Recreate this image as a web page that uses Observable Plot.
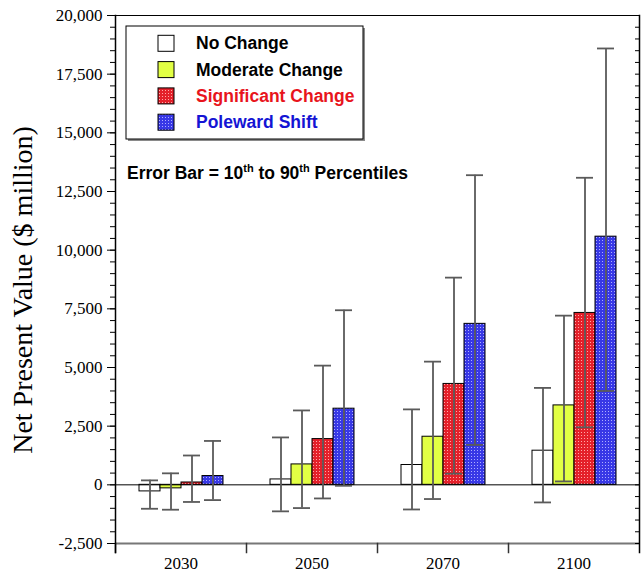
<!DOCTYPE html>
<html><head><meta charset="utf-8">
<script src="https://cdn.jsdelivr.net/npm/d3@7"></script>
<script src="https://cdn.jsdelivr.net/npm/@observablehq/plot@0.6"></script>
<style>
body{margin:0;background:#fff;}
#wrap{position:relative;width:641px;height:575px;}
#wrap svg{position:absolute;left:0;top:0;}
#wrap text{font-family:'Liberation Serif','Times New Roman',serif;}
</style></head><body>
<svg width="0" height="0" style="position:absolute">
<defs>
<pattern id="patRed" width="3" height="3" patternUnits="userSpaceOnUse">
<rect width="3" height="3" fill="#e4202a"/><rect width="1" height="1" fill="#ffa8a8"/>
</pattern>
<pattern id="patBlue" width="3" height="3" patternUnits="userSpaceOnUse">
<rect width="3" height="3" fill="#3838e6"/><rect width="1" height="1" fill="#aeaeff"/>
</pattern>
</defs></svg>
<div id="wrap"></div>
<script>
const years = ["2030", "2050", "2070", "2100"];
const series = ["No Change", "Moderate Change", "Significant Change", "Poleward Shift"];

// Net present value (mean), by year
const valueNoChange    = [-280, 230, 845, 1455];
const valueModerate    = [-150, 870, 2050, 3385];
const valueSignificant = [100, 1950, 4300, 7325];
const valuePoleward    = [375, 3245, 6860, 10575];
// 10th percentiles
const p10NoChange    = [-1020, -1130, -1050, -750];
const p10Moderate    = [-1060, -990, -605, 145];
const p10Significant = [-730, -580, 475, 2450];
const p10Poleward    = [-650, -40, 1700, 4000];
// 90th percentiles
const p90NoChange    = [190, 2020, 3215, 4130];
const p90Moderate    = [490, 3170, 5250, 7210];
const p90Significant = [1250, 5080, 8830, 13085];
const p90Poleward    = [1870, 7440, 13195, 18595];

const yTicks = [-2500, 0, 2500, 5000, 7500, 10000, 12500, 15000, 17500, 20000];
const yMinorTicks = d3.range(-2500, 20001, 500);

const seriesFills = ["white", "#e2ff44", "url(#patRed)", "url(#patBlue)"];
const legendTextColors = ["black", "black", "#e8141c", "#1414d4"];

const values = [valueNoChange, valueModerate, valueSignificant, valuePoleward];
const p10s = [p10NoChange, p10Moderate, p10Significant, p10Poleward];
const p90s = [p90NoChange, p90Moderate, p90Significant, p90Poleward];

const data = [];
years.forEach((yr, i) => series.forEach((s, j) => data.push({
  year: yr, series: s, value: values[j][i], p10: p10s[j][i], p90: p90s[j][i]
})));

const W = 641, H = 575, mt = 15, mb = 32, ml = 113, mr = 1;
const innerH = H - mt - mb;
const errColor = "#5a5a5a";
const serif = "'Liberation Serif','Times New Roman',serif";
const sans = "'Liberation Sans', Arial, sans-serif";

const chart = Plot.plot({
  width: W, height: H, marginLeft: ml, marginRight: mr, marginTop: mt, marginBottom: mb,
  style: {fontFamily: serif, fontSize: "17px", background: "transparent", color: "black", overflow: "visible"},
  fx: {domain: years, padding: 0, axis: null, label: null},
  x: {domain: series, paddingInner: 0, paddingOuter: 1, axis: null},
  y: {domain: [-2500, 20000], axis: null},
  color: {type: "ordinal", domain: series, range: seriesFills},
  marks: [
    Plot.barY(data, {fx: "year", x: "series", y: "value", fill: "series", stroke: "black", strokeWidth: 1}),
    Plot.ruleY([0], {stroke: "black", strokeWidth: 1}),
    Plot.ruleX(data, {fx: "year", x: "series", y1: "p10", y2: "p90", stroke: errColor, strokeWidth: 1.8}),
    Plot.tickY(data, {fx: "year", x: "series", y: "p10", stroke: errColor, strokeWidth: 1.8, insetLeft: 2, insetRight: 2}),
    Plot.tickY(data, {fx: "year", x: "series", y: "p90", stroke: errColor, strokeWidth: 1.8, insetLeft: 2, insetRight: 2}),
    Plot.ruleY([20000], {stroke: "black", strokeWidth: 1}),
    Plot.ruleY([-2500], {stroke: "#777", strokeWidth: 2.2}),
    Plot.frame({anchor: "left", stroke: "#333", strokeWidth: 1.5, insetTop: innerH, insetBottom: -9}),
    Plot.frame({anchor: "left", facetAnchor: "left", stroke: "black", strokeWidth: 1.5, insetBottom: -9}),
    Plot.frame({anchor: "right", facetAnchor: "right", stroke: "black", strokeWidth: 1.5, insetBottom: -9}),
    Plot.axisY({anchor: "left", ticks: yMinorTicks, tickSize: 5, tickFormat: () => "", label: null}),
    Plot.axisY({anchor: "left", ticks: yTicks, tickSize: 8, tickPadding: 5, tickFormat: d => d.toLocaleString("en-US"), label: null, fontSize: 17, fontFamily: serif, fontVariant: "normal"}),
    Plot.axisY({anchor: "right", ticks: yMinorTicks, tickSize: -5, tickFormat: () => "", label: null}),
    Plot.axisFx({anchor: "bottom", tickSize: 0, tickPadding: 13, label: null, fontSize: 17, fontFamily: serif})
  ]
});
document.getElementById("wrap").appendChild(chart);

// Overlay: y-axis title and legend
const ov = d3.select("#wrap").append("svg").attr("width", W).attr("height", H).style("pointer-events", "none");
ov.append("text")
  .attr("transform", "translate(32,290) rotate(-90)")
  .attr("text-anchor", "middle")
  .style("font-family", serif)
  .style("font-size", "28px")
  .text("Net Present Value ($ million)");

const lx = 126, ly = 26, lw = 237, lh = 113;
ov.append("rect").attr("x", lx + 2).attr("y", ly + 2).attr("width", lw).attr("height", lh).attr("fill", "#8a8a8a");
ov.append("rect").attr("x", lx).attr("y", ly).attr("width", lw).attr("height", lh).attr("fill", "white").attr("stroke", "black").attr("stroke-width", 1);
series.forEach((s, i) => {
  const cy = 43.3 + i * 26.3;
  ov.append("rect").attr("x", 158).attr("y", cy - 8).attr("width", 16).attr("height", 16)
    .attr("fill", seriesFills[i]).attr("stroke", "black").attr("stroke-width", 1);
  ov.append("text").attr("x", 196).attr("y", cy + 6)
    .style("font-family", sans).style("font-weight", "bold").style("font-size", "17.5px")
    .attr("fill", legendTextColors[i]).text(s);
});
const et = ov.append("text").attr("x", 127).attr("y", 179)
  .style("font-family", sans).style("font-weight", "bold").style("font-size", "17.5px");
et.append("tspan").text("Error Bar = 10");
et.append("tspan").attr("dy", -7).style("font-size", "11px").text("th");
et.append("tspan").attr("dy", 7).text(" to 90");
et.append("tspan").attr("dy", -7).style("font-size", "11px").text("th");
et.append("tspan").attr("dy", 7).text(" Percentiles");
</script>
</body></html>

-- -- --

* [What to do]: Using the material above, set down every line exactly, but skip the pictures.

* [Answer below]:
Recreate this image as a web page that uses Observable Plot.
<!DOCTYPE html>
<html><head><meta charset="utf-8">
<script src="https://cdn.jsdelivr.net/npm/d3@7"></script>
<script src="https://cdn.jsdelivr.net/npm/@observablehq/plot@0.6"></script>
<style>
body{margin:0;background:#fff;}
#wrap{position:relative;width:641px;height:575px;}
#wrap svg{position:absolute;left:0;top:0;}
#wrap text{font-family:'Liberation Serif','Times New Roman',serif;}
</style></head><body>
<svg width="0" height="0" style="position:absolute">
<defs>
<pattern id="patRed" width="3" height="3" patternUnits="userSpaceOnUse">
<rect width="3" height="3" fill="#e4202a"/><rect width="1" height="1" fill="#ffa8a8"/>
</pattern>
<pattern id="patBlue" width="3" height="3" patternUnits="userSpaceOnUse">
<rect width="3" height="3" fill="#3838e6"/><rect width="1" height="1" fill="#aeaeff"/>
</pattern>
</defs></svg>
<div id="wrap"></div>
<script>
const years = ["2030", "2050", "2070", "2100"];
const series = ["No Change", "Moderate Change", "Significant Change", "Poleward Shift"];

// Net present value (mean), by year
const valueNoChange    = [-280, 230, 845, 1455];
const valueModerate    = [-150, 870, 2050, 3385];
const valueSignificant = [100, 1950, 4300, 7325];
const valuePoleward    = [375, 3245, 6860, 10575];
// 10th percentiles
const p10NoChange    = [-1020, -1130, -1050, -750];
const p10Moderate    = [-1060, -990, -605, 145];
const p10Significant = [-730, -580, 475, 2450];
const p10Poleward    = [-650, -40, 1700, 4000];
// 90th percentiles
const p90NoChange    = [190, 2020, 3215, 4130];
const p90Moderate    = [490, 3170, 5250, 7210];
const p90Significant = [1250, 5080, 8830, 13085];
const p90Poleward    = [1870, 7440, 13195, 18595];

const yTicks = [-2500, 0, 2500, 5000, 7500, 10000, 12500, 15000, 17500, 20000];
const yMinorTicks = d3.range(-2500, 20001, 500);

const seriesFills = ["white", "#e2ff44", "url(#patRed)", "url(#patBlue)"];
const legendTextColors = ["black", "black", "#e8141c", "#1414d4"];

const values = [valueNoChange, valueModerate, valueSignificant, valuePoleward];
const p10s = [p10NoChange, p10Moderate, p10Significant, p10Poleward];
const p90s = [p90NoChange, p90Moderate, p90Significant, p90Poleward];

const data = [];
years.forEach((yr, i) => series.forEach((s, j) => data.push({
  year: yr, series: s, value: values[j][i], p10: p10s[j][i], p90: p90s[j][i]
})));

const W = 641, H = 575, mt = 15, mb = 32, ml = 113, mr = 1;
const innerH = H - mt - mb;
const errColor = "#5a5a5a";
const serif = "'Liberation Serif','Times New Roman',serif";
const sans = "'Liberation Sans', Arial, sans-serif";

const chart = Plot.plot({
  width: W, height: H, marginLeft: ml, marginRight: mr, marginTop: mt, marginBottom: mb,
  style: {fontFamily: serif, fontSize: "17px", background: "transparent", color: "black", overflow: "visible"},
  fx: {domain: years, padding: 0, axis: null, label: null},
  x: {domain: series, paddingInner: 0, paddingOuter: 1, axis: null},
  y: {domain: [-2500, 20000], axis: null},
  color: {type: "ordinal", domain: series, range: seriesFills},
  marks: [
    Plot.barY(data, {fx: "year", x: "series", y: "value", fill: "series", stroke: "black", strokeWidth: 1}),
    Plot.ruleY([0], {stroke: "black", strokeWidth: 1}),
    Plot.ruleX(data, {fx: "year", x: "series", y1: "p10", y2: "p90", stroke: errColor, strokeWidth: 1.8}),
    Plot.tickY(data, {fx: "year", x: "series", y: "p10", stroke: errColor, strokeWidth: 1.8, insetLeft: 2, insetRight: 2}),
    Plot.tickY(data, {fx: "year", x: "series", y: "p90", stroke: errColor, strokeWidth: 1.8, insetLeft: 2, insetRight: 2}),
    Plot.ruleY([20000], {stroke: "black", strokeWidth: 1}),
    Plot.ruleY([-2500], {stroke: "#777", strokeWidth: 2.2}),
    Plot.frame({anchor: "left", stroke: "#333", strokeWidth: 1.5, insetTop: innerH, insetBottom: -9}),
    Plot.frame({anchor: "left", facetAnchor: "left", stroke: "black", strokeWidth: 1.5, insetBottom: -9}),
    Plot.frame({anchor: "right", facetAnchor: "right", stroke: "black", strokeWidth: 1.5, insetBottom: -9}),
    Plot.axisY({anchor: "left", ticks: yMinorTicks, tickSize: 5, tickFormat: () => "", label: null}),
    Plot.axisY({anchor: "left", ticks: yTicks, tickSize: 8, tickPadding: 5, tickFormat: d => d.toLocaleString("en-US"), label: null, fontSize: 17, fontFamily: serif, fontVariant: "normal"}),
    Plot.axisY({anchor: "right", ticks: yMinorTicks, tickSize: -5, tickFormat: () => "", label: null}),
    Plot.axisFx({anchor: "bottom", tickSize: 0, tickPadding: 13, label: null, fontSize: 17, fontFamily: serif})
  ]
});
document.getElementById("wrap").appendChild(chart);

// Overlay: y-axis title and legend
const ov = d3.select("#wrap").append("svg").attr("width", W).attr("height", H).style("pointer-events", "none");
ov.append("text")
  .attr("transform", "translate(32,290) rotate(-90)")
  .attr("text-anchor", "middle")
  .style("font-family", serif)
  .style("font-size", "28px")
  .text("Net Present Value ($ million)");

const lx = 126, ly = 26, lw = 237, lh = 113;
ov.append("rect").attr("x", lx + 2).attr("y", ly + 2).attr("width", lw).attr("height", lh).attr("fill", "#8a8a8a");
ov.append("rect").attr("x", lx).attr("y", ly).attr("width", lw).attr("height", lh).attr("fill", "white").attr("stroke", "black").attr("stroke-width", 1);
series.forEach((s, i) => {
  const cy = 43.3 + i * 26.3;
  ov.append("rect").attr("x", 158).attr("y", cy - 8).attr("width", 16).attr("height", 16)
    .attr("fill", seriesFills[i]).attr("stroke", "black").attr("stroke-width", 1);
  ov.append("text").attr("x", 196).attr("y", cy + 6)
    .style("font-family", sans).style("font-weight", "bold").style("font-size", "17.5px")
    .attr("fill", legendTextColors[i]).text(s);
});
const et = ov.append("text").attr("x", 127).attr("y", 179)
  .style("font-family", sans).style("font-weight", "bold").style("font-size", "17.5px");
et.append("tspan").text("Error Bar = 10");
et.append("tspan").attr("dy", -7).style("font-size", "11px").text("th");
et.append("tspan").attr("dy", 7).text(" to 90");
et.append("tspan").attr("dy", -7).style("font-size", "11px").text("th");
et.append("tspan").attr("dy", 7).text(" Percentiles");
</script>
</body></html>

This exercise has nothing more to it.